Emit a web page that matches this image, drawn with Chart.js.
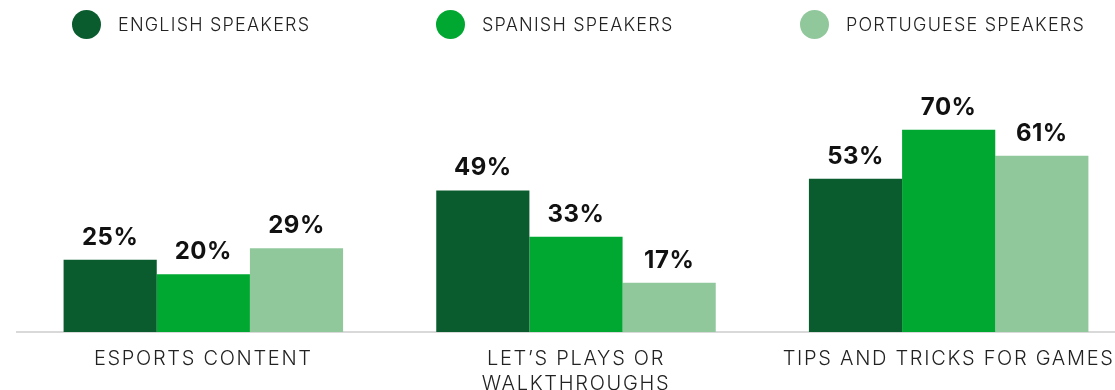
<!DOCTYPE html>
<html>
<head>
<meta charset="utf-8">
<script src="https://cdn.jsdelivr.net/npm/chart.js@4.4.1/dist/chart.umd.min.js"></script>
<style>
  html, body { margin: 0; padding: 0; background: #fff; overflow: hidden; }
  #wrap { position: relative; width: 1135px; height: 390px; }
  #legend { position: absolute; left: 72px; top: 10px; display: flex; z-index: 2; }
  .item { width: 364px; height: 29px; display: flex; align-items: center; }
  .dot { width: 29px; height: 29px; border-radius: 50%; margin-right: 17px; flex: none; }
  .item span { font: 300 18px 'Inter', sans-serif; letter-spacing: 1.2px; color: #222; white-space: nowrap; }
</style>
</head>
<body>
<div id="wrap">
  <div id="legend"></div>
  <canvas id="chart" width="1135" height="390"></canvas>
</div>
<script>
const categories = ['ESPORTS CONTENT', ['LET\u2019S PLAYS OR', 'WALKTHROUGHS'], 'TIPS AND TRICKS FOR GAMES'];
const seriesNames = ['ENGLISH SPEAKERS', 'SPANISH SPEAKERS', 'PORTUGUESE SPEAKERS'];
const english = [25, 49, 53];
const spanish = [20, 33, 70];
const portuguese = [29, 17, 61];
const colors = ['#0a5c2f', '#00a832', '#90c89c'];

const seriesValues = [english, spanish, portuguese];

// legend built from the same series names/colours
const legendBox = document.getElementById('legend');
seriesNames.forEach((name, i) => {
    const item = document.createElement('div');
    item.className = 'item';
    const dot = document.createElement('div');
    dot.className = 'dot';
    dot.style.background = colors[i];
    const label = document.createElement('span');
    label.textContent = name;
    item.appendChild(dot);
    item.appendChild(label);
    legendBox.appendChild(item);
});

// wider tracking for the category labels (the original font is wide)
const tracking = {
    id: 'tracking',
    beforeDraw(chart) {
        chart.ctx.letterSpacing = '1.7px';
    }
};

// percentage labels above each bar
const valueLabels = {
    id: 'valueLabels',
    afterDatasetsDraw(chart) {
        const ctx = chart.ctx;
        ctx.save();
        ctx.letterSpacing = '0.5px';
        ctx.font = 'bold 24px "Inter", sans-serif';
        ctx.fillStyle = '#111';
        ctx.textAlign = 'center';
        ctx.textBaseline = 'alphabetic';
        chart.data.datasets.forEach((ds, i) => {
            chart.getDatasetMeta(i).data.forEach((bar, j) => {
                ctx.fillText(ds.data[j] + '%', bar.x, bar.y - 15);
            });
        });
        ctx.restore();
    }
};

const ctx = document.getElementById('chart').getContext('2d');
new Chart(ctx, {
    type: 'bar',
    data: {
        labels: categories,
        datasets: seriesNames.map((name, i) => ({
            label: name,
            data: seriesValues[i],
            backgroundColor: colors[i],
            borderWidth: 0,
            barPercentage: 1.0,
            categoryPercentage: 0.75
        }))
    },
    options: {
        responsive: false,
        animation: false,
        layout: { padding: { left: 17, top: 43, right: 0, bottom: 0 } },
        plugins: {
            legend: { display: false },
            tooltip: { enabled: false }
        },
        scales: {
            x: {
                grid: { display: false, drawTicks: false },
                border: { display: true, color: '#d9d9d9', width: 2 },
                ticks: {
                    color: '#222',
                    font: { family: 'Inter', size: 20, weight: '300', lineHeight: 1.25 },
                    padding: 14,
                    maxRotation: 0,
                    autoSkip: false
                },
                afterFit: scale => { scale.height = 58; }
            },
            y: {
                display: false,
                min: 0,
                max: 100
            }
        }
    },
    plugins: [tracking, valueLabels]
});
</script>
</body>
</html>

■ **Exercise requirements**
Return, unchanged, the lines from the first line of the material through the line that holds "const seriesValues = [english, spanish, portuguese];", inclusive, omitting pictures.

■ **Output**
Emit a web page that matches this image, drawn with Chart.js.
<!DOCTYPE html>
<html>
<head>
<meta charset="utf-8">
<script src="https://cdn.jsdelivr.net/npm/chart.js@4.4.1/dist/chart.umd.min.js"></script>
<style>
  html, body { margin: 0; padding: 0; background: #fff; overflow: hidden; }
  #wrap { position: relative; width: 1135px; height: 390px; }
  #legend { position: absolute; left: 72px; top: 10px; display: flex; z-index: 2; }
  .item { width: 364px; height: 29px; display: flex; align-items: center; }
  .dot { width: 29px; height: 29px; border-radius: 50%; margin-right: 17px; flex: none; }
  .item span { font: 300 18px 'Inter', sans-serif; letter-spacing: 1.2px; color: #222; white-space: nowrap; }
</style>
</head>
<body>
<div id="wrap">
  <div id="legend"></div>
  <canvas id="chart" width="1135" height="390"></canvas>
</div>
<script>
const categories = ['ESPORTS CONTENT', ['LET\u2019S PLAYS OR', 'WALKTHROUGHS'], 'TIPS AND TRICKS FOR GAMES'];
const seriesNames = ['ENGLISH SPEAKERS', 'SPANISH SPEAKERS', 'PORTUGUESE SPEAKERS'];
const english = [25, 49, 53];
const spanish = [20, 33, 70];
const portuguese = [29, 17, 61];
const colors = ['#0a5c2f', '#00a832', '#90c89c'];

const seriesValues = [english, spanish, portuguese];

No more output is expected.